Chwaliliśmy Mateusza Kamińskiego za mecz z Widzewem, bo w większości ratował sytuację po błędach kolegów. Jednak patrząc na samego straconego gola, to zachowanie stopera wydaje się absolutnie niezrozumiałe. Mając przed sobą rywala nagle odbiega od niego i zostawia go samego, a ten strzela bramkę. Czy Kamyk chciał zastawić pułapkę ofsajdową? Być może, ale jeśli tak, to zrobił to kompletnie bezsensownie. Pamiętamy niestety takie tracone bramki (np. w Bełchatowie), kiedy zawodnik odbiega od rywala i pozwala mu swobodnie strzelać gola. Jeśli chodzi o bramkę strzeloną, to należy pochwalić Sławomira Dudę za nieustęppliwość.
0:1 Duda (24)

Przy piłce Pitry, przed polem karnym Duda.

Pitry ścina na lewą nogę.

Podanie do Dudy. Pomocnik bardzo dobrze ustawiony na linii szesnastki – w jego pobliżu nie ma żadnego rywala, więc ma chwilę czasu.

Przyjęcie piłki jest bardzo ważne w tym momencie.

Zwód na prawą nogę.

I próba strzału.

Pierwszy jednak zablokowany, więc zawodnik decyduje się na zwód.

Uderza jeszcze raz po długim rogu.

I GKS obejmuje prowadzenie.
1:1 Warchoł (45)

Przy piłce w polu karnym zawodnik Widzewa. Próbuje go powstrzymać Czerwiński. Zobaczmy na przepychankę Kamińskiego z Warchołem. Stoper jak na razie ma wszystko w swoich rękach i nogach.

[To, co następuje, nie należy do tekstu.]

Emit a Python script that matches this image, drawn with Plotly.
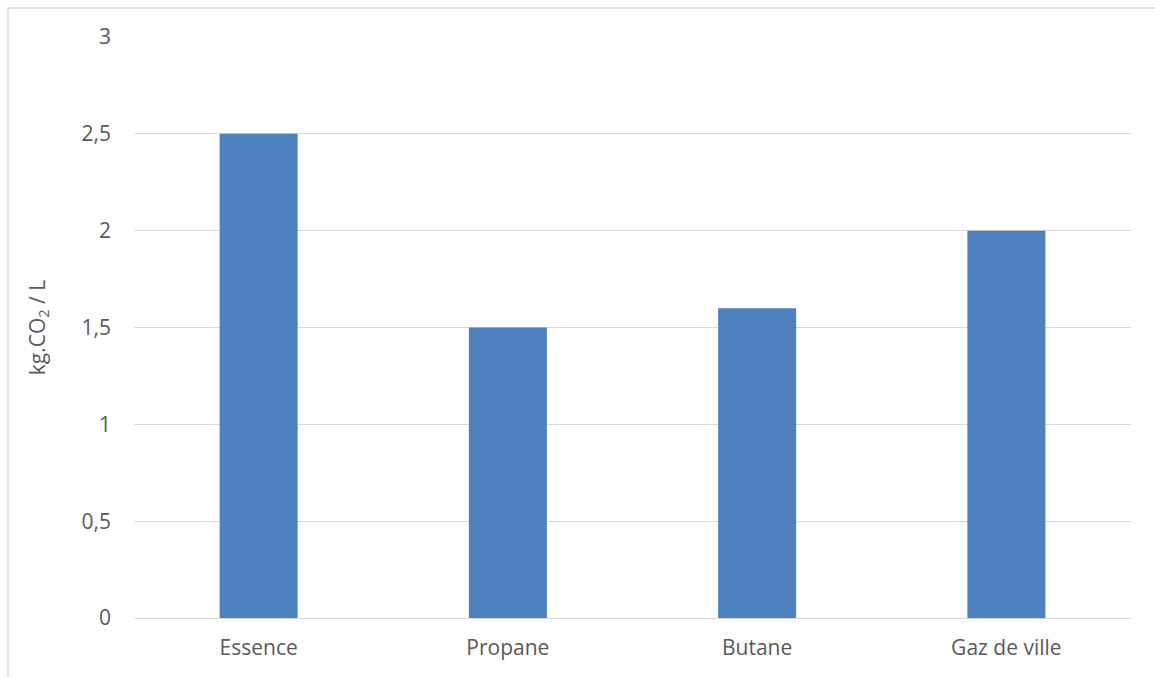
import plotly.graph_objects as go

categories = ["Essence", "Propane", "Butane", "Gaz de ville"]
values = [2.5, 1.5, 1.6, 2.0]
y_ticks = [0, 0.5, 1, 1.5, 2, 2.5, 3]
y_labels = ["0", "0,5", "1", "1,5", "2", "2,5", "3"]

W, H = 1155, 677
ml, mr, mt, mb = 134, 24, 37, 59
pw, ph = W - ml - mr, H - mt - mb

fig = go.Figure(go.Bar(x=categories, y=values, marker=dict(color="#4e81bd", line=dict(width=0))))

fig.update_layout(
    width=W, height=H,
    margin=dict(l=ml, r=mr, t=mt, b=mb),
    paper_bgcolor="white", plot_bgcolor="white",
    bargap=0.687,
    font=dict(family="Open Sans, Liberation Sans, sans-serif", size=21, color="#595959"),
    showlegend=False,
    xaxis=dict(showgrid=False, showline=True, linecolor="#d9d9d9", linewidth=1,
               ticks="", ticklabelstandoff=11, tickfont=dict(size=21, color="#595959")),
    yaxis=dict(range=[0, 3], tickvals=y_ticks, ticktext=y_labels,
               showgrid=True, gridcolor="#d9d9d9", gridwidth=1, zeroline=False,
               showline=False, ticks="", ticklabelstandoff=22,
               tickfont=dict(size=21, color="#595959"),
               title=dict(text="kg.CO<sub>2</sub> / L", font=dict(size=21, color="#595959"), standoff=30)),
    shapes=[dict(type="rect", xref="paper", yref="paper",
                 x0=(8 - ml) / pw, x1=(1170 - ml) / pw,
                 y0=-0.3, y1=(H - 8 - mb) / ph,
                 line=dict(color="#d9d9d9", width=1.5), fillcolor="rgba(0,0,0,0)", layer="below")],
)

fig.write_html("out.html")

W polu karnym mamy jeszcze Kujawę i Pitrego (sytuacja ma miejsce po rzucie rożnym). Kamiński odpycha rywala i…

…odbiega od niego. Tutaj wygląda to tak, jakby zastawiał pułapkę ofsajdową.

Problem w tym, że podanie jeszcze nie następuje. Kamiński już w środku pola karnego i widzimy, że Warchoł na pewno nie jest na pozycji spalonej.

Zawodnik dostaje piłkę zupełnie niepilnowany.

Wystarczy mu dołożenie nogi.

I mamy remis…
SKalpel
24 listopada 2014 at 10:02
Strata bramki (zachowanie Kamińskiego)to MISZCZOSTWO .
szwejk
24 listopada 2014 at 16:12
Zapytajcie go o ten sabotaż, ciekawe co powie.